Chamber Polishing – I advocate doing this in Semi-Auto rifles to give reliable extraction.
The following is copied from a Word doc. Any questions, respond here. I will repeat - if the chamber is undersized, get it fixed (usually with a NATO spec chamber reamer). A cerrosafe cast of the chamber is a good idea.
Some of the good NRA High Power 'smiths do this to ensure reliability and so do I. Chamber polishing is intended to allow a rifle with a well shaped chamber to extract cleanly. Chamber polishing will not fix out of shape chambers, bad extractors, oversized or undersized gas ports, loose carrier keys, small bolt tails, etc. Also, if you have problems with chambering, this is not the fix. If you have other problems, those should all be found and dealt with too.
The big thing to remember about chamber polishing is that we are just trying to take the "meat hooks" off the surface. The surface looks sort of like a mountain range, and the high points are sharp. The brass is pressed onto the sharp points, grab the brass, and make extraction tough. We are just trying to knock the high points off, but leave the valleys. We are not trying to change chamber dimensions in any measurable way at all. The next thing to remember is that you should polish the body and you should not touch the throat. In between the body and the throat, there is little advantage to fussing with it and it has risk that you will mess up the throat, so my advice is to stay away from the neck and throat.
Several methods are cited by folks on these threads.
Some actually recommend JB on a chamber mop turned with an electric or cordless drill. JB is finely divided clay in grease and is well known to be harmless to our pampered bores. It is great for removing copper, carbon and primer ash, and will make the chamber look brighter, but I am skeptical that it will actually take off the high spots in the metal. If your chamber looks better after a scrubbing with JB, it was probably dirty to begin with (which might have been the source of any reliability problems).

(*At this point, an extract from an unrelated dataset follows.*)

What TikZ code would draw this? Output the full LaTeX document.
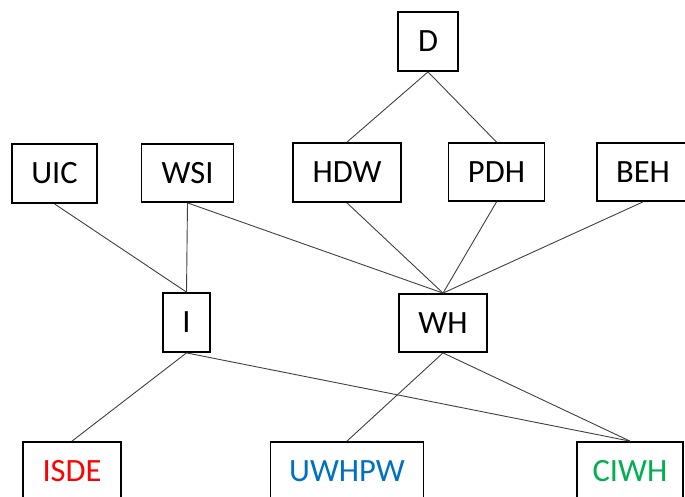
\documentclass[tikz,border=0pt]{standalone}
\usepackage{fontspec}
\setmainfont{Carlito}
\definecolor{xred}{RGB}{255,0,0}
\definecolor{xblue}{RGB}{0,112,192}
\definecolor{xgreen}{RGB}{0,176,80}
\tikzset{
  box/.style={draw=black, line width=1.8pt, rectangle, inner sep=0pt, font=\fontsize{32.5}{38}\selectfont},
  link/.style={draw=black!75, line width=0.9pt}
}
\begin{document}
\begin{tikzpicture}[x=1pt,y=-1pt]
\useasboundingbox (0,0) rectangle (685,497);
\clip (0,0) rectangle (685,497);
\fill[white] (0,0) rectangle (685,497);
\node[box, minimum width=60pt, minimum height=59pt] (D) at (428,41.5) {D};
\node[box, minimum width=85pt, minimum height=59pt] (UIC) at (54.5,173.5) {UIC};
\node[box, minimum width=92pt, minimum height=58pt] (WSI) at (187.5,173) {WSI};
\node[box, minimum width=108pt, minimum height=59pt] (HDW) at (347,172.5) {HDW};
\node[box, minimum width=96pt, minimum height=58pt] (PDH) at (496.5,172) {PDH};
\node[box, minimum width=92pt, minimum height=58pt] (BEH) at (643,172) {BEH};
\node[box, minimum width=47pt, minimum height=59pt] (I) at (186.5,322.5) {I};
\node[box, minimum width=88pt, minimum height=58pt] (WH) at (443,323) {WH};
\node[box, minimum width=98pt, minimum height=59pt, text=xred] (ISDE) at (72,471.5) {ISDE};
\node[box, minimum width=153pt, minimum height=59pt, text=xblue] (UWHPW) at (347,471.5) {UWHPW};
\node[box, minimum width=106pt, minimum height=59pt, text=xgreen] (CIWH) at (630,471.5) {CIWH};
\draw[link] (D.south) -- (HDW.north);
\draw[link] (D.south) -- (PDH.north);
\draw[link] (UIC.south) -- (I.north);
\draw[link] (WSI.south) -- (I.north);
\draw[link] (WSI.south) -- (WH.north);
\draw[link] (HDW.south) -- (WH.north);
\draw[link] (PDH.south) -- (WH.north);
\draw[link] (BEH.south) -- (WH.north);
\draw[link] (I.south) -- (ISDE.north);
\draw[link] (I.south) -- (CIWH.north);
\draw[link] (WH.south) -- (UWHPW.north);
\draw[link] (WH.south) -- (CIWH.north);
\end{tikzpicture}
\end{document}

Some folks use Flitz or Simichrome on a chamber mop. This method is simple and can work. My concern is that most chamber mops can get to the throat. Polish the throat with a spinning mop and abrasives, and you may mess up your throat. Make sure that the mop cannot get beyond the shoulder and you should be OK with this method. A rough chamber will not be fixed this way, and a chrome lined chamber is unlikely to smooth out this way too, but a good commercial chamber can be made to extract slickly with Flitz.
My method – Thoroughly clean the barrel and chamber and inspect it. A chamber mirror helps a bunch here. Remember what it looks like for later. Mount a dowel on a piece of GI cleaning rod and sand it to the same taper as the chamber, then split it lengthwise to hold a 1" wide strip of abrasive paper. Trim the length so that the tool will enter the entire length of the chamber body, but it won't go into the neck. I use 220 grit wet-or-dry abrasive. Emery cloth WILL cut too easily and enlarge your chamber. If you want a GI chamber, have the appropriate reamer pushed into your chamber – don't use emery cloth to get it. I like 220 wet-or-dry because once the surface is smoothed down it just does not want to cut anymore. Run the tool on a drill at low speed, with oil, and work it back and forth in the chamber a few times, then clean the chamber and inspect it. You are looking for places that are smoothed out and places that are still as rough as before you started. The rough spots will need more work. A chamber mirror is useful. If you still have rough spots, continue. If the paper starts to load up and look dull, replace it. Follow up by cleaning the chamber and barrel thoroughly, inspect it again and test fire it.